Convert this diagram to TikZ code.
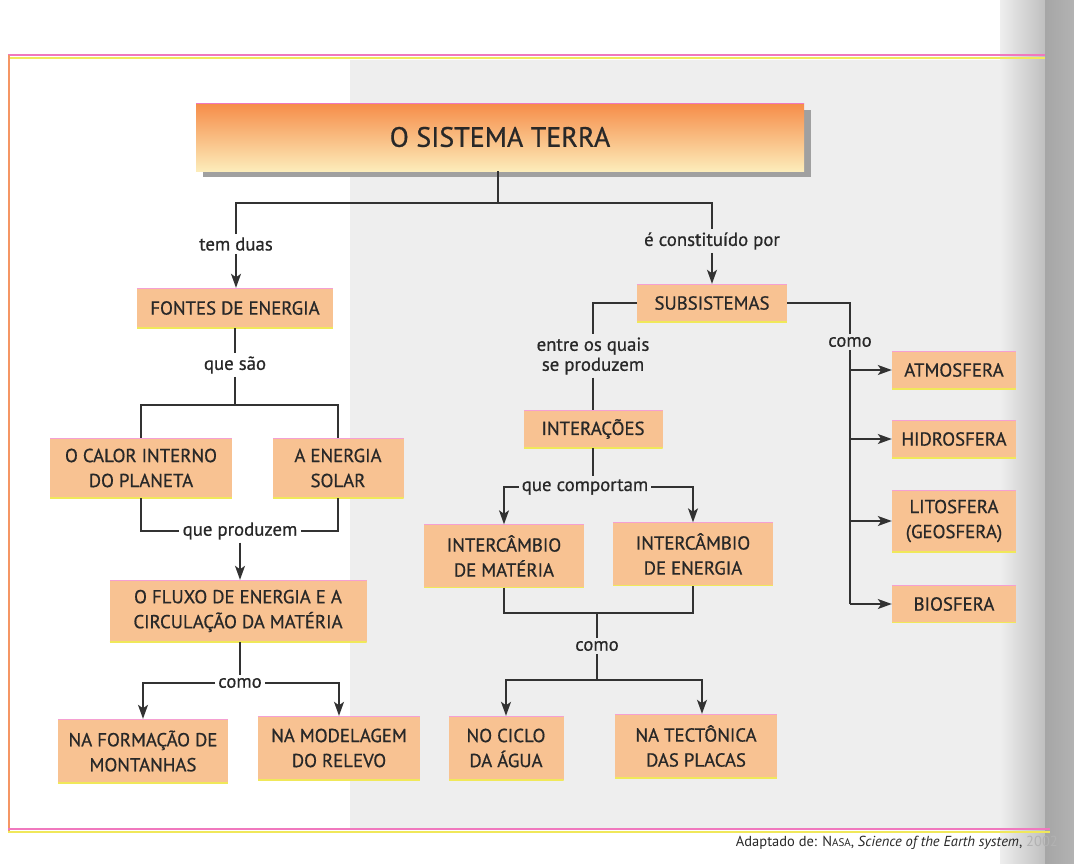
\documentclass[tikz,border=0pt]{standalone}
\usepackage{fontspec}
\setmainfont{PT Sans}
\newfontfamily\boxf{PT Sans}[FakeBold=0.7]
\usetikzlibrary{arrows.meta,calc}
\definecolor{boxc}{RGB}{248,194,146}
\definecolor{txt}{RGB}{40,40,40}
\definecolor{linec}{RGB}{50,50,50}
\definecolor{pinkc}{RGB}{240,120,190}
\definecolor{yelc}{RGB}{240,232,90}
\definecolor{framel}{RGB}{245,150,100}
\definecolor{bgg}{RGB}{238,238,238}
\definecolor{shadowc}{RGB}{160,160,160}
\definecolor{ttop}{RGB}{246,140,72}
\definecolor{tmid}{RGB}{251,190,138}
\definecolor{tbot}{RGB}{252,236,186}
\tikzset{
  box/.style={fill=boxc, align=center, inner sep=0pt, text=txt,
    font=\boxf\fontsize{18.8}{25}\selectfont,
    path picture={
      \draw[pinkc!70, line width=1.5pt] (path picture bounding box.north west) -- (path picture bounding box.north east);
      \draw[yelc, line width=1.5pt] (path picture bounding box.south west) -- (path picture bounding box.south east);}},
  lbl/.style={text=txt, inner sep=3pt, align=center, font=\boxf\fontsize{18.8}{20}\selectfont},
  conn/.style={draw=linec, line width=1.4pt},
  arr/.style={conn, -{Stealth[length=14pt,width=10pt,inset=3.5pt]}}
}
\begin{document}
\begin{tikzpicture}[x=1pt,y=-1pt]
\useasboundingbox (0,0) rectangle (1074,863);
% page background
\fill[white] (0,0) rectangle (1074,863);
\fill[bgg] (350,60) rectangle (1000,828);
\shade[left color=bgg, right color=gray!50] (1000,0) rectangle (1045,863);
\shade[left color=gray!70, right color=gray!60] (1045,0) rectangle (1074,863);
% frame
\draw[pinkc, line width=2pt] (8,55) -- (1045,55);
\draw[yelc, line width=2pt] (8,58) -- (1045,58);
\draw[framel, line width=2.5pt] (9,55) -- (9,831);
\draw[pinkc, line width=2pt] (8,829) -- (1050,829);
\draw[yelc, line width=2pt] (8,832) -- (1050,832);
% title
\fill[shadowc] (203,110) rectangle (811,177);
\node[minimum width=608pt, minimum height=68pt, inner sep=0pt,
  shading=axis, top color=ttop, middle color=tmid, bottom color=tbot, text=txt,
  font=\boxf\fontsize{28}{30}\selectfont,
  path picture={\draw[pinkc, line width=2.5pt] (path picture bounding box.north west) -- (path picture bounding box.north east);}]
  (title) at (500,137) {O SISTEMA TERRA};
% boxes
\node[box, minimum width=196pt, minimum height=40pt] (fontes) at (235,308) {FONTES DE ENERGIA};
\node[box, minimum width=150pt, minimum height=38pt] (subs) at (712,303) {SUBSISTEMAS};
\node[box, minimum width=182pt, minimum height=60pt] (calor) at (141,468) {O CALOR INTERNO\\DO PLANETA};
\node[box, minimum width=131pt, minimum height=60pt] (solar) at (338,468) {A ENERGIA\\SOLAR};
\node[box, minimum width=139pt, minimum height=38pt] (inter) at (593,429) {INTERAÇÕES};
\node[box, minimum width=160pt, minimum height=63pt] (imat) at (504,556) {INTERCÂMBIO\\DE MATÉRIA};
\node[box, minimum width=160pt, minimum height=63pt] (iener) at (693,554) {INTERCÂMBIO\\DE ENERGIA};
\node[box, minimum width=257pt, minimum height=62pt] (fluxo) at (238,611) {O FLUXO DE ENERGIA E A\\CIRCULAÇÃO DA MATÉRIA};
\node[box, minimum width=170pt, minimum height=64pt] (mont) at (143,751) {NA FORMAÇÃO DE\\MONTANHAS};
\node[box, minimum width=162pt, minimum height=64pt] (relevo) at (339,748) {NA MODELAGEM\\DO RELEVO};
\node[box, minimum width=115pt, minimum height=64pt] (ciclo) at (506,748) {NO CICLO\\DA ÁGUA};
\node[box, minimum width=162pt, minimum height=64pt] (tect) at (696,746) {NA TECTÔNICA\\DAS PLACAS};
\node[box, minimum width=124pt, minimum height=38pt] (atm) at (954,370) {ATMOSFERA};
\node[box, minimum width=124pt, minimum height=38pt] (hid) at (954,439) {HIDROSFERA};
\node[box, minimum width=124pt, minimum height=62pt] (lit) at (954,521) {LITOSFERA\\(GEOSFERA)};
\node[box, minimum width=124pt, minimum height=37pt] (bio) at (954,604) {BIOSFERA};
% labels
\node[lbl] (temduas) at (236,244) {tem duas};
\node[lbl] (econst) at (712,241) {é constituído por};
\node[lbl] (quesao) at (235,365) {que são};
\node[lbl] (queprod) at (240,531) {que produzem};
\node[lbl] (como1) at (240,683) {como};
\node[lbl] (entre) at (593,356) {entre os quais\\se produzem};
\node[lbl] (quecomp) at (585,487) {que comportam};
\node[lbl] (como2) at (597,646) {como};
\node[lbl] (como3) at (850,342) {como};
% junctions
\coordinate (j1) at (498,203);
\coordinate (j2) at (235,405);
\coordinate (j3) at (597,613);
\coordinate (j4) at (597,680);
% connectors
\draw[conn] (title.south -| j1) -- (j1);
\draw[conn] (temduas.north) |- (j1) -| (econst.north);
\draw[arr] (temduas.south) -- (temduas.south |- fontes.north);
\draw[arr] (econst.south) -- (econst.south |- subs.north);
\draw[conn] (fontes.south) -- (quesao.north);
\draw[conn] (quesao.south) -- (j2);
\draw[conn] (calor.north) |- (j2) -| (solar.north);
\draw[conn] (calor.south) |- (queprod.west);
\draw[conn] (solar.south) |- (queprod.east);
\draw[arr] (queprod.south) -- (queprod.south |- fluxo.north);
\draw[conn] (fluxo.south -| como1) -- (como1.north);
\draw[arr] (como1.west) -| (mont.north);
\draw[arr] (como1.east) -| (relevo.north);
\draw[conn] (subs.west) -| (entre.north);
\draw[conn] (entre.south) -- (entre.south |- inter.north);
\draw[conn] (inter.south) -- (inter.south |- quecomp.north);
\draw[arr] (quecomp.west) -| (imat.north);
\draw[arr] (quecomp.east) -| (iener.north);
\draw[conn] (imat.south) |- (j3) -| (iener.south);
\draw[conn] (j3) -- (como2.north);
\draw[conn] (como2.south) -- (j4);
\draw[arr] (j4) -| (ciclo.north);
\draw[arr] (j4) -| ([xshift=6pt]tect.north);
\draw[conn] (subs.east) -| (como3.north);
\draw[conn] (como3.south) -- (como3.south |- bio.west);
\draw[arr] (como3.south |- atm.west) -- (atm.west);
\draw[arr] (como3.south |- hid.west) -- (hid.west);
\draw[arr] (como3.south |- lit.west) -- (lit.west);
\draw[arr] (como3.south |- bio.west) -- (bio.west);
% footer
\node[anchor=east, text=txt, inner sep=0pt, font=\fontsize{14.5}{16}\selectfont] (src) at (1058,843)
  {Adaptado de: N{\fontsize{11}{12}\selectfont ASA}, \textit{Science of the Earth system}, \textcolor{gray!60}{2002}};
\end{tikzpicture}
\end{document}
——————
Task directions
Copy out every line of the material above exactly, skipping the pictures.

Exercise result
Convert this diagram to TikZ code.
\documentclass[tikz,border=0pt]{standalone}
\usepackage{fontspec}
\setmainfont{PT Sans}
\newfontfamily\boxf{PT Sans}[FakeBold=0.7]
\usetikzlibrary{arrows.meta,calc}
\definecolor{boxc}{RGB}{248,194,146}
\definecolor{txt}{RGB}{40,40,40}
\definecolor{linec}{RGB}{50,50,50}
\definecolor{pinkc}{RGB}{240,120,190}
\definecolor{yelc}{RGB}{240,232,90}
\definecolor{framel}{RGB}{245,150,100}
\definecolor{bgg}{RGB}{238,238,238}
\definecolor{shadowc}{RGB}{160,160,160}
\definecolor{ttop}{RGB}{246,140,72}
\definecolor{tmid}{RGB}{251,190,138}
\definecolor{tbot}{RGB}{252,236,186}
\tikzset{
  box/.style={fill=boxc, align=center, inner sep=0pt, text=txt,
    font=\boxf\fontsize{18.8}{25}\selectfont,
    path picture={
      \draw[pinkc!70, line width=1.5pt] (path picture bounding box.north west) -- (path picture bounding box.north east);
      \draw[yelc, line width=1.5pt] (path picture bounding box.south west) -- (path picture bounding box.south east);}},
  lbl/.style={text=txt, inner sep=3pt, align=center, font=\boxf\fontsize{18.8}{20}\selectfont},
  conn/.style={draw=linec, line width=1.4pt},
  arr/.style={conn, -{Stealth[length=14pt,width=10pt,inset=3.5pt]}}
}
\begin{document}
\begin{tikzpicture}[x=1pt,y=-1pt]
\useasboundingbox (0,0) rectangle (1074,863);
% page background
\fill[white] (0,0) rectangle (1074,863);
\fill[bgg] (350,60) rectangle (1000,828);
\shade[left color=bgg, right color=gray!50] (1000,0) rectangle (1045,863);
\shade[left color=gray!70, right color=gray!60] (1045,0) rectangle (1074,863);
% frame
\draw[pinkc, line width=2pt] (8,55) -- (1045,55);
\draw[yelc, line width=2pt] (8,58) -- (1045,58);
\draw[framel, line width=2.5pt] (9,55) -- (9,831);
\draw[pinkc, line width=2pt] (8,829) -- (1050,829);
\draw[yelc, line width=2pt] (8,832) -- (1050,832);
% title
\fill[shadowc] (203,110) rectangle (811,177);
\node[minimum width=608pt, minimum height=68pt, inner sep=0pt,
  shading=axis, top color=ttop, middle color=tmid, bottom color=tbot, text=txt,
  font=\boxf\fontsize{28}{30}\selectfont,
  path picture={\draw[pinkc, line width=2.5pt] (path picture bounding box.north west) -- (path picture bounding box.north east);}]
  (title) at (500,137) {O SISTEMA TERRA};
% boxes
\node[box, minimum width=196pt, minimum height=40pt] (fontes) at (235,308) {FONTES DE ENERGIA};
\node[box, minimum width=150pt, minimum height=38pt] (subs) at (712,303) {SUBSISTEMAS};
\node[box, minimum width=182pt, minimum height=60pt] (calor) at (141,468) {O CALOR INTERNO\\DO PLANETA};
\node[box, minimum width=131pt, minimum height=60pt] (solar) at (338,468) {A ENERGIA\\SOLAR};
\node[box, minimum width=139pt, minimum height=38pt] (inter) at (593,429) {INTERAÇÕES};
\node[box, minimum width=160pt, minimum height=63pt] (imat) at (504,556) {INTERCÂMBIO\\DE MATÉRIA};
\node[box, minimum width=160pt, minimum height=63pt] (iener) at (693,554) {INTERCÂMBIO\\DE ENERGIA};
\node[box, minimum width=257pt, minimum height=62pt] (fluxo) at (238,611) {O FLUXO DE ENERGIA E A\\CIRCULAÇÃO DA MATÉRIA};
\node[box, minimum width=170pt, minimum height=64pt] (mont) at (143,751) {NA FORMAÇÃO DE\\MONTANHAS};
\node[box, minimum width=162pt, minimum height=64pt] (relevo) at (339,748) {NA MODELAGEM\\DO RELEVO};
\node[box, minimum width=115pt, minimum height=64pt] (ciclo) at (506,748) {NO CICLO\\DA ÁGUA};
\node[box, minimum width=162pt, minimum height=64pt] (tect) at (696,746) {NA TECTÔNICA\\DAS PLACAS};
\node[box, minimum width=124pt, minimum height=38pt] (atm) at (954,370) {ATMOSFERA};
\node[box, minimum width=124pt, minimum height=38pt] (hid) at (954,439) {HIDROSFERA};
\node[box, minimum width=124pt, minimum height=62pt] (lit) at (954,521) {LITOSFERA\\(GEOSFERA)};
\node[box, minimum width=124pt, minimum height=37pt] (bio) at (954,604) {BIOSFERA};
% labels
\node[lbl] (temduas) at (236,244) {tem duas};
\node[lbl] (econst) at (712,241) {é constituído por};
\node[lbl] (quesao) at (235,365) {que são};
\node[lbl] (queprod) at (240,531) {que produzem};
\node[lbl] (como1) at (240,683) {como};
\node[lbl] (entre) at (593,356) {entre os quais\\se produzem};
\node[lbl] (quecomp) at (585,487) {que comportam};
\node[lbl] (como2) at (597,646) {como};
\node[lbl] (como3) at (850,342) {como};
% junctions
\coordinate (j1) at (498,203);
\coordinate (j2) at (235,405);
\coordinate (j3) at (597,613);
\coordinate (j4) at (597,680);
% connectors
\draw[conn] (title.south -| j1) -- (j1);
\draw[conn] (temduas.north) |- (j1) -| (econst.north);
\draw[arr] (temduas.south) -- (temduas.south |- fontes.north);
\draw[arr] (econst.south) -- (econst.south |- subs.north);
\draw[conn] (fontes.south) -- (quesao.north);
\draw[conn] (quesao.south) -- (j2);
\draw[conn] (calor.north) |- (j2) -| (solar.north);
\draw[conn] (calor.south) |- (queprod.west);
\draw[conn] (solar.south) |- (queprod.east);
\draw[arr] (queprod.south) -- (queprod.south |- fluxo.north);
\draw[conn] (fluxo.south -| como1) -- (como1.north);
\draw[arr] (como1.west) -| (mont.north);
\draw[arr] (como1.east) -| (relevo.north);
\draw[conn] (subs.west) -| (entre.north);
\draw[conn] (entre.south) -- (entre.south |- inter.north);
\draw[conn] (inter.south) -- (inter.south |- quecomp.north);
\draw[arr] (quecomp.west) -| (imat.north);
\draw[arr] (quecomp.east) -| (iener.north);
\draw[conn] (imat.south) |- (j3) -| (iener.south);
\draw[conn] (j3) -- (como2.north);
\draw[conn] (como2.south) -- (j4);
\draw[arr] (j4) -| (ciclo.north);
\draw[arr] (j4) -| ([xshift=6pt]tect.north);
\draw[conn] (subs.east) -| (como3.north);
\draw[conn] (como3.south) -- (como3.south |- bio.west);
\draw[arr] (como3.south |- atm.west) -- (atm.west);
\draw[arr] (como3.south |- hid.west) -- (hid.west);
\draw[arr] (como3.south |- lit.west) -- (lit.west);
\draw[arr] (como3.south |- bio.west) -- (bio.west);
% footer
\node[anchor=east, text=txt, inner sep=0pt, font=\fontsize{14.5}{16}\selectfont] (src) at (1058,843)
  {Adaptado de: N{\fontsize{11}{12}\selectfont ASA}, \textit{Science of the Earth system}, \textcolor{gray!60}{2002}};
\end{tikzpicture}
\end{document}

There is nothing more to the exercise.